- Born: March 10, 1940 Haining, Zhejiang, China
- Died: February 2, 2017 (aged 76) Beijing, China
- Education: Peking University
- Scientific career
- Fields: Astrophysics Astronomical instruments
- Workplaces: Purple Mountain Observatory, CAS National Astronomical Observatories, CAS

= Su Hongjun =

Su Hongjun (苏洪钧 (蘇洪鈞, Sū Hóngjūn); March 10, 1940 – February 2, 2017) was a Chinese astronomer who once led the LAMOST project.

At age 17, Su was enrolled in the Department of Physics, Peking University, but he transferred to the Department of Geophysics in 1959. Then he transferred to the newly established Department of Astronomy in the next year, and graduated from there in 1963.

== Career ==
Su studied and worked at Purple Mountain Observatory until he was moved to Beijing in 1997.

In 1979, Su arrived at Mount Stromlo Observatory to conduct research with its telescope.

In 1982, Su went to Michigan State University as a visiting scholar for the further research.

In 1991, Su was sent to Buenos Aires as a member of the Chinese Astronomical Society delegation to the 21st IAU General Assembly.

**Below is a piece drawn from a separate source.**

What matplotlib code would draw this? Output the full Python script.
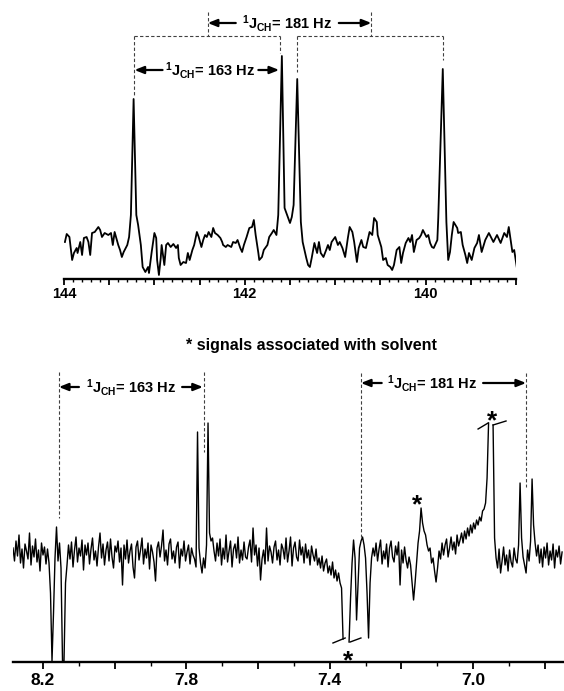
import numpy as np
import matplotlib
matplotlib.use('Agg')
import matplotlib.pyplot as plt
from matplotlib.ticker import MultipleLocator, FixedLocator, FixedFormatter

plt.rcParams['font.family'] = ['Liberation Sans', 'DejaVu Sans']
plt.rcParams['mathtext.fontset'] = 'custom'
plt.rcParams['mathtext.rm'] = 'Liberation Sans:bold'
plt.rcParams['mathtext.it'] = 'Liberation Sans:bold'
plt.rcParams['mathtext.bf'] = 'Liberation Sans:bold'
plt.rcParams['mathtext.default'] = 'rm'

# ---------------- data: top (13C) spectrum ----------------
top_ppm = [143.99, 143.97, 143.94, 143.91, 143.89, 143.86, 143.85, 143.82, 143.80, 143.78,
           143.75, 143.73, 143.71, 143.69, 143.66, 143.62, 143.60, 143.58, 143.55, 143.51,
           143.48, 143.46, 143.44, 143.40, 143.38, 143.36, 143.34, 143.30, 143.28, 143.26,
           143.23, 143.20, 143.18, 143.15, 143.13, 143.10, 143.07, 143.06, 143.03, 143.00,
           142.98, 142.97, 142.95, 142.93, 142.92, 142.89, 142.87, 142.85, 142.82, 142.79,
           142.76, 142.74, 142.73, 142.71, 142.68, 142.65, 142.63, 142.61, 142.58, 142.56,
           142.53, 142.51, 142.48, 142.46, 142.44, 142.42, 142.40, 142.37, 142.35, 142.33,
           142.30, 142.27, 142.25, 142.24, 142.21, 142.19, 142.15, 142.13, 142.10, 142.08,
           142.05, 142.03, 142.01, 141.98, 141.95, 141.92, 141.90, 141.88, 141.85, 141.84,
           141.81, 141.79, 141.75, 141.73, 141.70, 141.68, 141.65, 141.63, 141.59, 141.56,
           141.52, 141.50, 141.48, 141.46, 141.42, 141.38, 141.36, 141.32, 141.30, 141.28,
           141.26, 141.23, 141.20, 141.18, 141.16, 141.13, 141.10, 141.08, 141.06, 141.04,
           141.00, 140.97, 140.95, 140.92, 140.89, 140.86, 140.84, 140.81, 140.79, 140.76,
           140.74, 140.71, 140.69, 140.66, 140.64, 140.62, 140.59, 140.57, 140.54, 140.53,
           140.49, 140.47, 140.44, 140.42, 140.39, 140.37, 140.35, 140.32, 140.29, 140.27,
           140.25, 140.22, 140.19, 140.17, 140.15, 140.13, 140.10, 140.07, 140.05, 140.03,
           139.99, 139.97, 139.95, 139.93, 139.91, 139.87, 139.86, 139.81, 139.77, 139.76,
           139.75, 139.73, 139.71, 139.69, 139.65, 139.64, 139.61, 139.59, 139.56, 139.54,
           139.52, 139.49, 139.46, 139.43, 139.41, 139.38, 139.34, 139.30, 139.25, 139.21,
           139.17, 139.13, 139.10, 139.08, 139.04, 139.02, 138.99]
top_int = [3, 11, 8, -15, -8, -3, -8, 3, -10, 7,
           8, 3, -10, 12, 13, 18, 15, 8, 12, 10,
           12, 0, 13, 0, -5, -12, -7, 0, 8, 30,
           146, 30, 20, 0, -22, -27, -22, -28, -7, 12,
           7, -15, -30, -13, 0, -20, 0, 2, -2, 1,
           -3, 0, -13, -20, -17, -18, -8, -15, -5, 0,
           13, 8, -2, 5, 10, 8, 13, 8, 17, 12,
           10, 7, 3, 0, -2, 0, -2, 3, 2, 5,
           -3, -7, 0, 8, 17, 18, 25, 10, -8, -15,
           -12, -5, 0, 8, 12, 15, 10, 30, 189, 37,
           27, 22, 28, 40, 166, 23, 3, -13, -20, -22,
           -13, 2, -8, 3, -8, -12, -5, 0, -5, 3,
           8, 0, 3, -3, -12, 7, 18, 13, 3, -17,
           -3, 5, -2, -3, 5, 13, 10, 27, 23, 10,
           -2, -15, -13, -20, -22, -25, -20, -5, -2, -18,
           -8, 2, 7, 3, 10, -7, 5, 7, 10, 15,
           8, 10, 2, -2, -3, 5, 27, 176, 23, 3,
           -15, -7, 10, 23, 17, 12, 13, 0, -10, -18,
           -8, -15, -3, 2, 10, -7, 5, 12, 3, 10,
           2, 12, 8, 18, -7, -5, -23]

top_major_ticks = [144, 143.5, 143, 142.5, 142, 141.5, 141, 140.5, 140, 139.5, 139]
top_tick_labels = ['144', '', '', '', '142', '', '', '', '140', '', '']

# ---------------- data: bottom (1H) spectrum ----------------
bottom_start_ppm = 8.284
bottom_step_ppm = 0.004187
nan = np.nan
bottom_int = [
    # 8.28 - 8.18
    5, -8, 12, -3, 18, -10, 4, -15, 9, 2, -6, 20, -12, 7, -4, 14, -9, 3, -18, 10, -2, 6, -11, 4,
    -10, -40, -108, -60, -5, 26, -8, 10, -15, -108, -108, -30, -12, 8,
    # baseline up to 7.77
    -6, 11, -14, 3, 16, -9, 5, -3, 13, -17, 8, -2, 10, -11, 4, 15, -7, 2, -13, 6,
    20, -5, 9, -12, 3, 11, -8, 14, -4, -15, 7, 1, 12, -9, 5, -32, 8, -6, 13, -10,
    2, 9, -14, -25, 6, 12, -7, 3, 15, -11, 4, -5, 10, -16, 8, 1, -9, -28, 5, 11,
    -4, 7, 23, -8, 3, -12, 9, 14, -6, 2, -10, 6, 11, -15, 4, -3, 12, -8, 1, 8, -11, 5, -2, -6,
    # satellite doublet 7.76 / 7.73
    -14, 121, 5, -10, -20, -5, -15, 8, 130, 20, 12, 15, 2,
    # baseline
    -8, 10, -3, 14, -12, 5, -6, 18, -9, 2, 12, -14, 4, 9, -5, 16, -10, 3, -7, 11,
    -4, -6, 6, 13, -9, 25, -2, 8, -13, 5, -27, -6, 3, -11, 25, -8, 7, 1, -10, 6,
    12, -7, 3, -12, 9, 4, -6, 15, -9, 2, 16, -13, 5, 11, -4, -8, 13, -2, 6, -10, 9, -5, 3, -12, 7,
    -2, -8, 4, -12, -5, -15, -3, -18, -10, -6, -20, -13, -22, -9, -25, -17, -28, -20, -30, -35,
    # solvent dip (truncated) and negative lines ~7.35-7.30
    -86, nan, nan, nan, -89, -45, -10, 13, -5, -67, -30, 5, 12, 16, 8, -5, -40, -85, -30, -5, 5,
    -3, 10, -8, 4, 13, -11, 2, -6, 9, -14, 5, 12, -4, -9, 7, -2, 11, -32, 3, -10, 6, -7, -15, -4, -12,
    # solvent line ~7.14
    -30, -47, -30, -10, 10, 22, 45, 30, 22, 18, 8, 2, 5, -10, -5, -18, -29, -15,
    # rising wing of solvent peak
    2, -6, 10, -2, 8, 14, -4, 5, 16, 3, 11, -1, 18, 7, 13, 20,
    10, 22, 14, 25, 17, 28, 20, 30, 24, 33, 28, 36, 32, 42, 44, 50,
    # truncated solvent peak ~6.95
    75, 130, nan, nan, 128, 15,
    -5, -15, 4, -20, -8, 6, -12, -2, -18, 3, -9, -14, 5, -6, -10,
    8, 70, 15, -4,
    -12, -20, 3, -8,
    12, 74, 28, 10,
    -3, 8, -10, 4, -14, 6, -5, 10, -12, 2, -7, 9, -15, 3, -4, 7, -11, 1,
]

bottom_major_ticks = [8.2, 8.0, 7.8, 7.6, 7.4, 7.2, 7.0, 6.8]
bottom_tick_labels = ['8.2', '', '7.8', '', '7.4', '', '7.0', '']

# ---------------- figure ----------------
W, H = 564, 691
fig = plt.figure(figsize=(W / 100, H / 100), dpi=100)

dash = (0, (3, 2))
dcol = '0.25'


def dline(ax, xs, ys):
    ax.plot(xs, ys, ls=dash, lw=0.8, color=dcol, clip_on=False)


def harrow(ax, tail, tip, y):
    ax.annotate('', xy=(tip, y), xytext=(tail, y),
                arrowprops=dict(arrowstyle='-|>,head_length=0.55,head_width=0.22',
                                lw=1.6, color='black', shrinkA=0, shrinkB=0))


jkw = dict(ha='center', va='center', fontsize=10.5, fontweight='bold')

# ---- top panel ----
ax1 = fig.add_axes([64 / W, 1 - 279 / H, 452 / W, 279 / H])
ax1.plot(top_ppm, top_int, color='black', lw=1.3)
ax1.set_xlim(144, 139)
ax1.set_ylim(-34, 245)
for s in ['left', 'right', 'top']:
    ax1.spines[s].set_visible(False)
ax1.spines['bottom'].set_linewidth(1.7)
ax1.set_yticks([])
ax1.xaxis.set_major_locator(FixedLocator(top_major_ticks))
ax1.xaxis.set_major_formatter(FixedFormatter(top_tick_labels))
ax1.xaxis.set_minor_locator(MultipleLocator(0.1))
ax1.tick_params(axis='x', which='major', length=4, width=1.3, pad=1.5,
                labelsize=10.5)
ax1.tick_params(axis='x', which='minor', length=2, width=1.0)
for lab in ax1.get_xticklabels():
    lab.set_fontweight('bold')
ax1.patch.set_alpha(0)

# brackets (top)
dline(ax1, [143.23, 141.61], [209, 209])
dline(ax1, [143.23, 143.23], [209, 150])
dline(ax1, [141.61, 141.61], [209, 192])
dline(ax1, [141.42, 139.81], [209, 209])
dline(ax1, [141.42, 141.42], [209, 173])
dline(ax1, [139.81, 139.81], [209, 185])
dline(ax1, [142.41, 142.41], [233, 209])
dline(ax1, [140.60, 140.60], [233, 209])
harrow(ax1, 142.10, 142.41, 222)
harrow(ax1, 140.96, 140.60, 222)
ax1.text(141.53, 222, r'$^{1}$J$_{CH}$= 181 Hz', **jkw)
harrow(ax1, 142.91, 143.22, 175)
harrow(ax1, 141.85, 141.62, 175)
ax1.text(142.38, 175, r'$^{1}$J$_{CH}$= 163 Hz', **jkw)

# ---- note ----
fig.text(311 / W, 1 - 350 / H, '* signals associated with solvent', ha='center',
         va='baseline', fontsize=11.5, fontweight='bold')

# ---- bottom panel ----
ax2 = fig.add_axes([13 / W, 1 - 662 / H, 550 / W, 300 / H])
bottom_vals = np.array(bottom_int, dtype=float)
bottom_ppm = bottom_start_ppm - bottom_step_ppm * np.arange(len(bottom_vals))
ax2.plot(bottom_ppm, bottom_vals, color='black', lw=1.0)
ax2.set_xlim(8.284, 6.749)
ax2.set_ylim(-109, 191)
for s in ['left', 'right', 'top']:
    ax2.spines[s].set_visible(False)
ax2.spines['bottom'].set_linewidth(1.7)
ax2.set_yticks([])
ax2.xaxis.set_major_locator(FixedLocator(bottom_major_ticks))
ax2.xaxis.set_major_formatter(FixedFormatter(bottom_tick_labels))
ax2.xaxis.set_minor_locator(MultipleLocator(0.1))
ax2.tick_params(axis='x', which='major', length=5, width=1.3, pad=3,
                labelsize=12.5)
ax2.tick_params(axis='x', which='minor', length=3, width=1.0)
for lab in ax2.get_xticklabels():
    lab.set_fontweight('bold')
ax2.patch.set_alpha(0)

# brackets (bottom)
dline(ax2, [8.156, 8.156], [181, 35])
dline(ax2, [7.751, 7.751], [181, 101])
dline(ax2, [7.313, 7.313], [180, 16])
dline(ax2, [6.852, 6.852], [180, 66])
harrow(ax2, 8.100, 8.156, 166)
harrow(ax2, 7.812, 7.754, 166)
ax2.text(7.955, 166, r'$^{1}$J$_{CH}$= 163 Hz', **jkw)
harrow(ax2, 7.255, 7.313, 170)
harrow(ax2, 6.972, 6.852, 170)
ax2.text(7.113, 170, r'$^{1}$J$_{CH}$= 181 Hz', **jkw)

# truncation marks
ax2.plot([6.986, 6.958], [124, 130], color='black', lw=1.0)
ax2.plot([6.944, 6.908], [128, 132], color='black', lw=1.0)
ax2.plot([7.391, 7.357], [-90, -85], color='black', lw=1.0)
ax2.plot([7.343, 7.313], [-89, -85], color='black', lw=1.0)

# solvent stars
skw = dict(ha='center', va='baseline', fontsize=19, fontweight='bold',
           textcoords='offset points', annotation_clip=False)
ax2.annotate('*', xy=(6.947, 140), xytext=(0, -11), **skw)
ax2.annotate('*', xy=(7.156, 56), xytext=(0, -11), **skw)
ax2.annotate('*', xy=(7.349, -100), xytext=(0, -11), **skw)

fig.savefig('out.png', dpi=100)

Su successively served as the secretary general of the Chinese Astronomical Society, the deputy director of Purple Mountain Observatory and the deputy director of Beijing Observatory. Besides the astrophysics, Su also made important contributions to the development of Chinese astronomical instruments and took a post of adjunct research fellow at Nanjing Institute of Astronomical Optics & Technology (NIAOT).